# Conversion from 40 to 9 (and good gun to favorite gun)



## OHshooter (Mar 21, 2013)

Had a gen 3 G27 for a while now and have always liked it. Today my Lone Wolf conversion came in the mail and since I had already picked up a G26 mag in anticipation I was able to get to the range in about 20 minutes. I put 100 rounds of cheap fmj through it and Wow! I'm no great shot but I was putting together great groups, for me anyways, out to 20 yards offhand.

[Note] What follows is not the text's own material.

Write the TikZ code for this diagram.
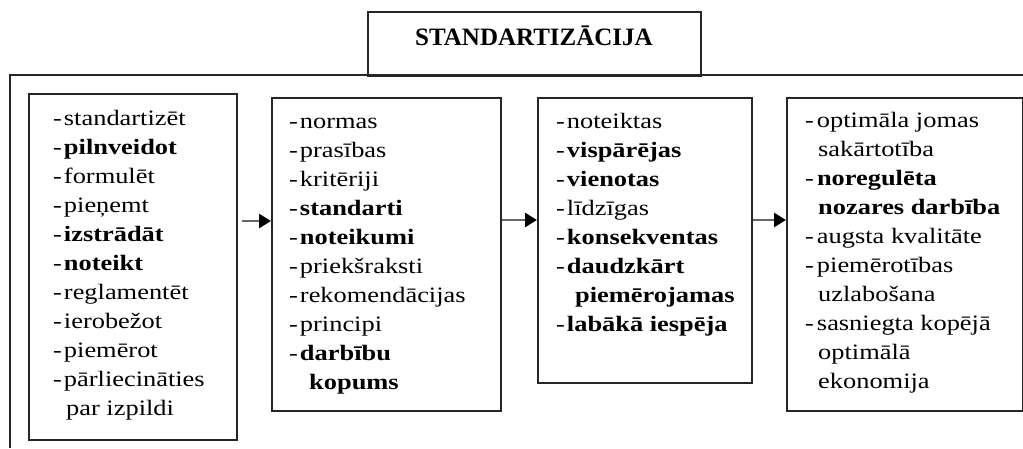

I don't know if it was the lessened recoil or the barrel or what but I shot it much better then as a stock 40. Love the 2 gun versatility it gives me, best gun related $100 I may have ever spent.


----------



## Daltini (Mar 26, 2013)

Wonder if ill get the same results going from a g22 to a 9...hmmm


----------



## OHshooter (Mar 21, 2013)

Daltini said:


> Wonder if ill get the same results going from a g22 to a 9...hmmm


I would assume it would be the same


----------



## InspectorMark (Mar 22, 2013)

There are a lot of youtube videos on converting from .40 cal to 9 Mil. What is the appeal to doing this? Is it the cost of ammo? I can find unlimited .40 S&W at most places around me. The 9 mil seams to be much harder to come by and the price is almost the same right know.


----------



## OHshooter (Mar 21, 2013)

InspectorMark said:


> There are a lot of youtube videos on converting from .40 cal to 9 Mil. What is the appeal to doing this? Is it the cost of ammo? I can find unlimited .40 S&W at most places around me. The 9 mil seams to be much harder to come by and the price is almost the same right know.


I like guns. I like shooting different guns. I tend to be a little more accurate with the 9mm and enjoy shooting it at the range more. It's $6-10 cheaper per 50 here.


----------